• Tough times for newbloods

    26 July 2011

    There was a worrying article inthe Bookseller in the UK recently about the difficulties that children's authors are facing. You can read the full article here: http://www.thebookseller.com/news/childrens-publishing-haemorrhaging-talent.html

     

    It paints a pretty bleak picture, but then again, making a living as a children's author has ALWAYS been hard. Writing, in general, is a highly risky business. That's why so many children and teenagers are warned against going down that route by their teachers and parents, or at the very least told that they must get a "real job" to support themselves during the lean years.

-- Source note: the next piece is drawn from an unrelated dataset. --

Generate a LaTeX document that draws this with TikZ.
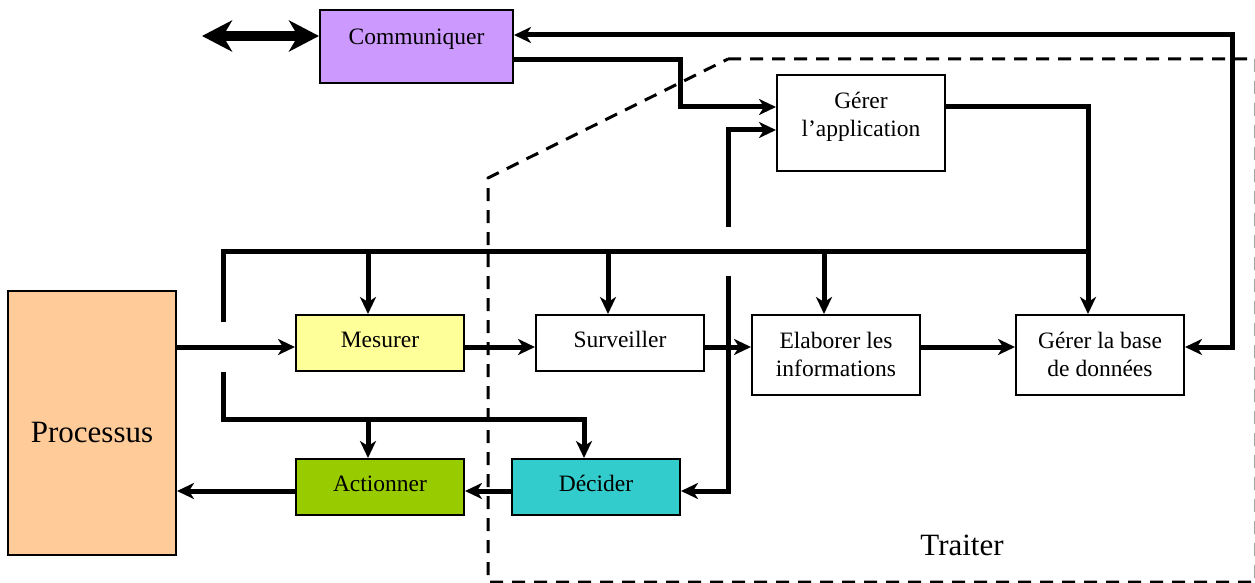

And most writers DO experience lean years, when they make little or no money, when nobody seems interested in their work. Even if they persevere and get published, it can still be extremely difficult to make enough money to pay all the bills and allow yourself to write full-time as a living -- as this article shows.

     

    I say all this not to worry young writers out there, or to deter them from following their dreams, but because I think it's important that you know what you're letting yourself in for, so that you don't lose heart if things are going against you. Most of us struggle. Most of us have trouble making minimum wage. Most of us have to hold down other jobs and write in our spare time. That's the nature of the beast, and it's something you've got to be aware of and be OK with before setting out on the path of a writer. My prime hope, in my early 20s when I started writing full time, was to hopefully make a living wage, enough to allow me to have my own little pad, go on one or two holidays a year, and be able to affird a few comfort items every now and then. If I had achieved that, I would have been delighted with myself!

     

    But even if I hadn't achieved it, I would have pressed on. If I'd had to work a regular 9 to 5 job and only write in the weekends (as I did for two years after finishing university) then I would have settled for that and pressed on as best I could. I would never have given up on the dream -- because that's what writing should be about, the dream and not the pay cheque. It's a struggle for most of us at one time or another (all the time for many!), but you've got to be ready to embrace that struggle and live with it, because if that's the price you have to pay to chase your dream, then it's worth paying. At least, it was worth it to me. Ultimately I got lucky and became one of the few writers not just to make a living out of their craft, but to positively flourish. And, yeah, it's nice making lots of money from my books, I won't deny that! But the stories I create were always far more important to me than the money I made, and if you're a young author, they should be the most important thing for you too -- because the chances are you'll have to settle for the satisfaction they bring instead of the comfy wages that most jobs offer. You MIGHT turn out to be one of the lucky one like me -- but writing the best stories you can needs to be enough for you if not.